* **Record list**:
··········

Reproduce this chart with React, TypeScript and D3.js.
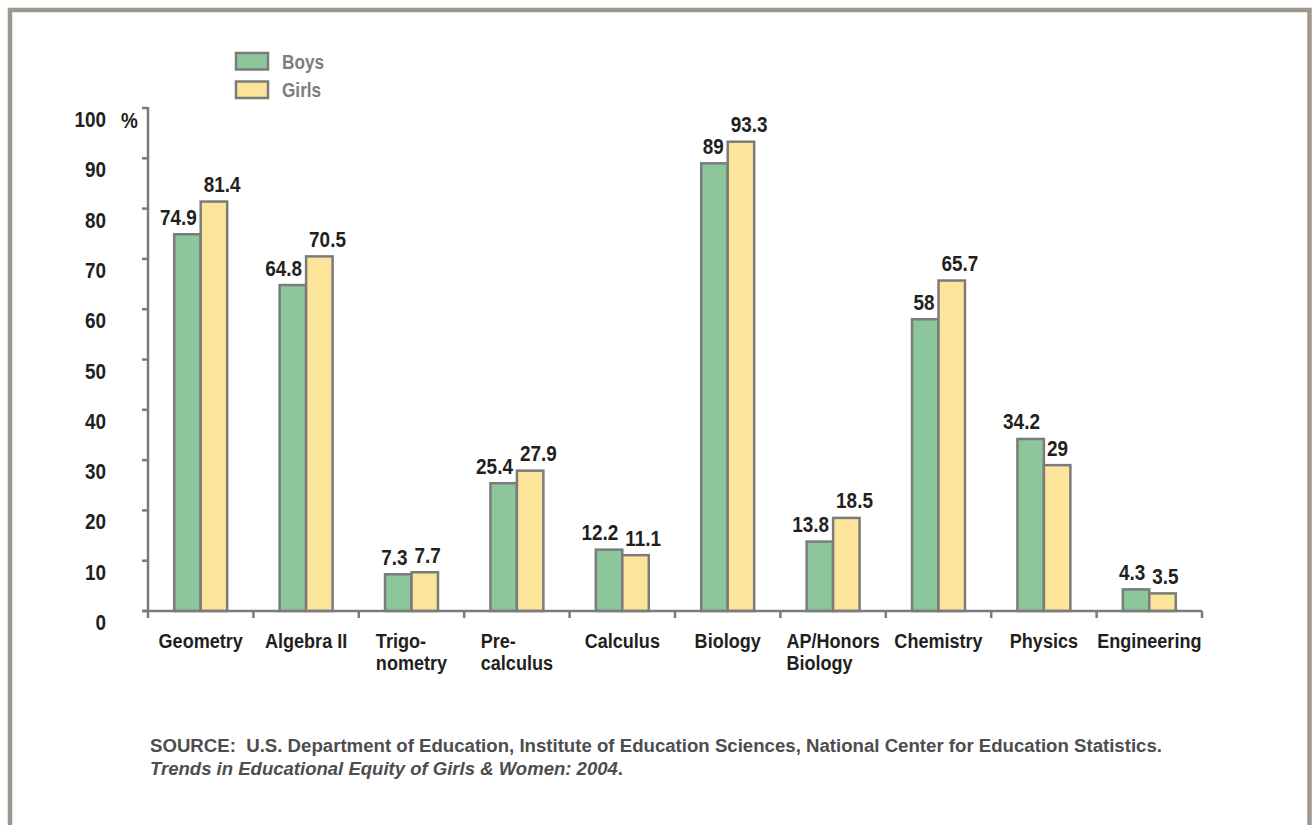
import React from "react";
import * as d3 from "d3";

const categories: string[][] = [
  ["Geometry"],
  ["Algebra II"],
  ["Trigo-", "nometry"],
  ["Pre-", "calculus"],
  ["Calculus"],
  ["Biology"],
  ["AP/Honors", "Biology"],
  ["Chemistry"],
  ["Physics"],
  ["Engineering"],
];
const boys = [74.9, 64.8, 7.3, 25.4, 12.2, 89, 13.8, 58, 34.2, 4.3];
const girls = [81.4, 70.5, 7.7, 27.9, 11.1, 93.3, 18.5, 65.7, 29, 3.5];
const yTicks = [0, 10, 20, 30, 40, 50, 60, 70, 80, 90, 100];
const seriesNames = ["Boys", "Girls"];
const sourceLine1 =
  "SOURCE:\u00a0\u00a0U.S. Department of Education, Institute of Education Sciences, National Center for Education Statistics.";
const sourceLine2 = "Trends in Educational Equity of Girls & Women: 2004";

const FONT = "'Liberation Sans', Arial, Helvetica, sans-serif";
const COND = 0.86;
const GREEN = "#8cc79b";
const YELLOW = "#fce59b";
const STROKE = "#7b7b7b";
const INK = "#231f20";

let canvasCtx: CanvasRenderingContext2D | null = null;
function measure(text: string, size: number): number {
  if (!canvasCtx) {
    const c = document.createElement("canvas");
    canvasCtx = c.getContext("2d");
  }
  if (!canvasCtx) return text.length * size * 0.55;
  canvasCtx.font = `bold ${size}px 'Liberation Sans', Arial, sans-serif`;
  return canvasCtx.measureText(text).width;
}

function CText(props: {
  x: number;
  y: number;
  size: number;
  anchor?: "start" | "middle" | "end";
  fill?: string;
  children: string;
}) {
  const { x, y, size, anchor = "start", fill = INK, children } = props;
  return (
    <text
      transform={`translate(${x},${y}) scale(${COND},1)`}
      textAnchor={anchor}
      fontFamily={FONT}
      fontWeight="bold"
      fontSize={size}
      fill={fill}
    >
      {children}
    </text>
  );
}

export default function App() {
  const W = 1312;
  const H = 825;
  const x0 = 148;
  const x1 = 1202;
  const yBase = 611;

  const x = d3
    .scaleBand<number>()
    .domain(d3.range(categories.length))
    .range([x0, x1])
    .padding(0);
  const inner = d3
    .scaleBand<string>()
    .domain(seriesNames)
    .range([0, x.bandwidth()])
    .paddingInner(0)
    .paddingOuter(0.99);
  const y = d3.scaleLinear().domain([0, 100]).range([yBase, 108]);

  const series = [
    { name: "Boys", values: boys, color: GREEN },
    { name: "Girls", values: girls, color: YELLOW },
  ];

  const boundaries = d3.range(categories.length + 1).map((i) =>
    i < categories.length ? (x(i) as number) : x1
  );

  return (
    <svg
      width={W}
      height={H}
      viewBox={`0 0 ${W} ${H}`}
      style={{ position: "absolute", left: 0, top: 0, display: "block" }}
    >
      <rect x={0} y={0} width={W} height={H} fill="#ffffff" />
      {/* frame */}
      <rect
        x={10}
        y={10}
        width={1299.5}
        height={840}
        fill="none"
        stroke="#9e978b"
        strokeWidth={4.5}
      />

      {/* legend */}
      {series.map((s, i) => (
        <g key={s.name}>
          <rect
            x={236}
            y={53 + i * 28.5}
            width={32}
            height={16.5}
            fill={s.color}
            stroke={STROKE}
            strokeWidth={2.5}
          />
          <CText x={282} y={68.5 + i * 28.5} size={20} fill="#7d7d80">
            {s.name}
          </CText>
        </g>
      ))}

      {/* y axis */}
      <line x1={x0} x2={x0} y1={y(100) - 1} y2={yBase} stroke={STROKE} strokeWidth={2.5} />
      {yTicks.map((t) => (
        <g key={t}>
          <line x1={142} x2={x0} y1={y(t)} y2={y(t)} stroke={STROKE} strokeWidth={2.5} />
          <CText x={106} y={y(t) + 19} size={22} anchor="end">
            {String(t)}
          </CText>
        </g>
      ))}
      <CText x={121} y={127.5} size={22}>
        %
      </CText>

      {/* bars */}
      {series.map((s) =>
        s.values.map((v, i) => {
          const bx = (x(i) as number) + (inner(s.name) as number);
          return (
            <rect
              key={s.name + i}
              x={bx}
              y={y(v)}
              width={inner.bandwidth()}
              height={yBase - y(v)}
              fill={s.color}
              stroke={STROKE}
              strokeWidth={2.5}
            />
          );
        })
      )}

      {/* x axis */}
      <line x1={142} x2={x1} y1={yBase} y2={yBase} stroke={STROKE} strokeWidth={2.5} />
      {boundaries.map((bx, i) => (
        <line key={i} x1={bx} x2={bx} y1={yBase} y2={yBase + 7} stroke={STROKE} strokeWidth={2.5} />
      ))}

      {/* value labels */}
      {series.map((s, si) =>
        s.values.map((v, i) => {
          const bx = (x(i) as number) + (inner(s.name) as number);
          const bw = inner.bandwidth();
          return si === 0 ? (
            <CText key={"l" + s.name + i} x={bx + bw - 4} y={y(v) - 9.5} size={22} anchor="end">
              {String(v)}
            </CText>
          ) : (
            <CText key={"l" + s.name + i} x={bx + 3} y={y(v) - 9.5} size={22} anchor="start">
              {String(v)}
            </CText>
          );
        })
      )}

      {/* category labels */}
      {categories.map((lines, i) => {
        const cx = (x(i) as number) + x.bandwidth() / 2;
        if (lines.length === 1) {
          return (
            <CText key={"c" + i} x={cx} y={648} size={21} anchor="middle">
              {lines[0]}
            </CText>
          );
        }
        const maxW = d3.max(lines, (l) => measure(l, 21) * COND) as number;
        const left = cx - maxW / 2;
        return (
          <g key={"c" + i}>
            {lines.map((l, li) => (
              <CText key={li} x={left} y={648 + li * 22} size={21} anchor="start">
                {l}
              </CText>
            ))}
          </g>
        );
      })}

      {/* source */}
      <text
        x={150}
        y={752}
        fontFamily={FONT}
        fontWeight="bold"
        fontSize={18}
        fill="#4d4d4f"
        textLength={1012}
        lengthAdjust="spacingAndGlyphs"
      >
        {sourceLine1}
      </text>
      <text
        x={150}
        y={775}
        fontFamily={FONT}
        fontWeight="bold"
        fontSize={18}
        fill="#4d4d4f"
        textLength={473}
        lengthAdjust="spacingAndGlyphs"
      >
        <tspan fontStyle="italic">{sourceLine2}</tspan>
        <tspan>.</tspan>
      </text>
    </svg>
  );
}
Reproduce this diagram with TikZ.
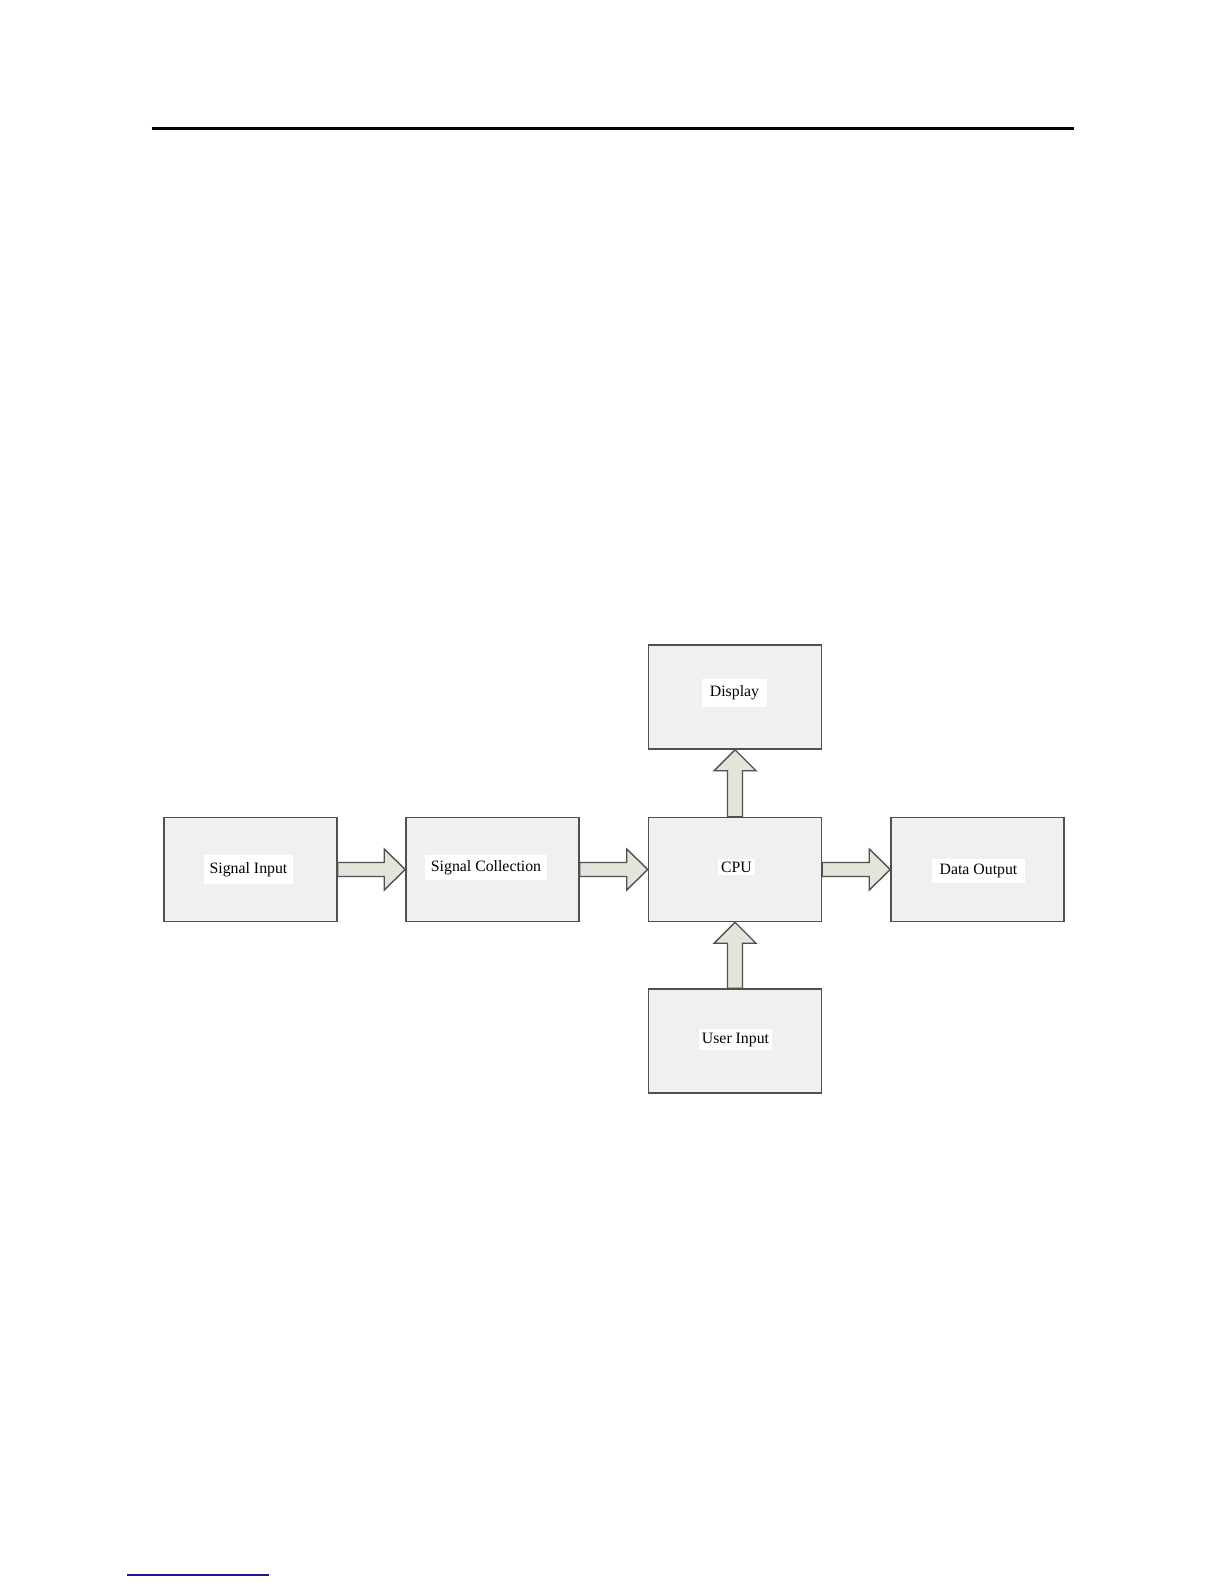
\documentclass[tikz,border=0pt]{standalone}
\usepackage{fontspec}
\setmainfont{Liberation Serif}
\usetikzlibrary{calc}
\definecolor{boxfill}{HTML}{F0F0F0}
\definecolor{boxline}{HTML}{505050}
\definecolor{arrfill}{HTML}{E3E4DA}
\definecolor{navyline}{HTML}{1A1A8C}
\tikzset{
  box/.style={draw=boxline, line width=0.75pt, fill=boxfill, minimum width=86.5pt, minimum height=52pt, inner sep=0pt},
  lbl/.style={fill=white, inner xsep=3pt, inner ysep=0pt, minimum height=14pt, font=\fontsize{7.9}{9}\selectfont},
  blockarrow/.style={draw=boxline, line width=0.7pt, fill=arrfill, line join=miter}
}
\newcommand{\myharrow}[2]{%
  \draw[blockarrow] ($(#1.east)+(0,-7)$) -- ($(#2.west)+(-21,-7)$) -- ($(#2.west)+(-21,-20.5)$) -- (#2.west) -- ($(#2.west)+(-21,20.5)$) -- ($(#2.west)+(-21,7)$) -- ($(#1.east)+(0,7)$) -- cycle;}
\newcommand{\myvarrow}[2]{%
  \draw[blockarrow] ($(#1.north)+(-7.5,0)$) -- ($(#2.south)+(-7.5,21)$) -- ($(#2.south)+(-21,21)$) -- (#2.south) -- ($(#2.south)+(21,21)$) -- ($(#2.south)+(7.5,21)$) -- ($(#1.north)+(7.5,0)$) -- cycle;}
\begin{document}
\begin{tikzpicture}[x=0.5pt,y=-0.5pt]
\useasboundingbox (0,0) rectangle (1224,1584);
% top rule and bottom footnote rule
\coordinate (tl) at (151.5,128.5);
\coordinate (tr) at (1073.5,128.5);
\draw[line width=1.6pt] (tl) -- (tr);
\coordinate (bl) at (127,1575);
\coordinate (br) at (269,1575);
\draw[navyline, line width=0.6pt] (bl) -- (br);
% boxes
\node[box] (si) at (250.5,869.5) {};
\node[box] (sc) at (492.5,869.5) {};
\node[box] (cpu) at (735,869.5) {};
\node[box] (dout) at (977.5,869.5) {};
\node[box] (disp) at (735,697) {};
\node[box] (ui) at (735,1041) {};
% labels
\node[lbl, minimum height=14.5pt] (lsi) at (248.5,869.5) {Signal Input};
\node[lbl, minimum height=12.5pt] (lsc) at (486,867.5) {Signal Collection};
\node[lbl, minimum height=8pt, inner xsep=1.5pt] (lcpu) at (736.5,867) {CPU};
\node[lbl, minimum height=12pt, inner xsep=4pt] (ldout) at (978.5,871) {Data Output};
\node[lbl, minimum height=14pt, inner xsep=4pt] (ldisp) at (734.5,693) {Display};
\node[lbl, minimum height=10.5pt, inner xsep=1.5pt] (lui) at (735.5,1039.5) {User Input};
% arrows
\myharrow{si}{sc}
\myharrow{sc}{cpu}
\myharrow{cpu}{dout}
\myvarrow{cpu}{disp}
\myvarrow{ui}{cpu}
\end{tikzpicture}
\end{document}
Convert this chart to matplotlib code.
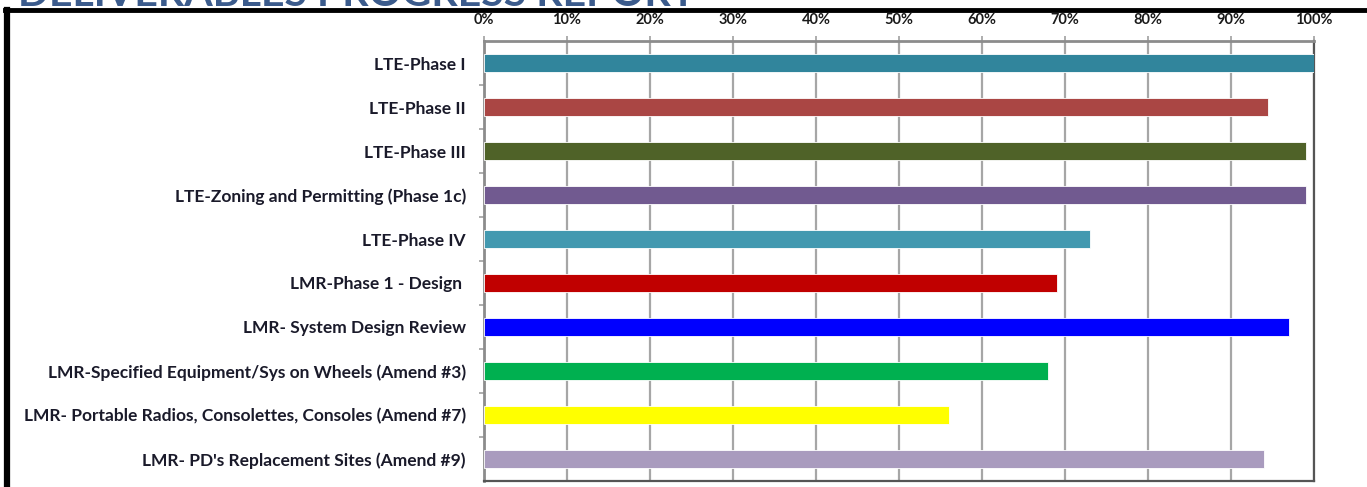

··········

* **Exercise objective**: Scan the material above. Extract every line in which the word "this" occurs.

* **Task response**:
Reproduce this chart with React, TypeScript and D3.js.
Reproduce this diagram with TikZ.
Convert this chart to matplotlib code.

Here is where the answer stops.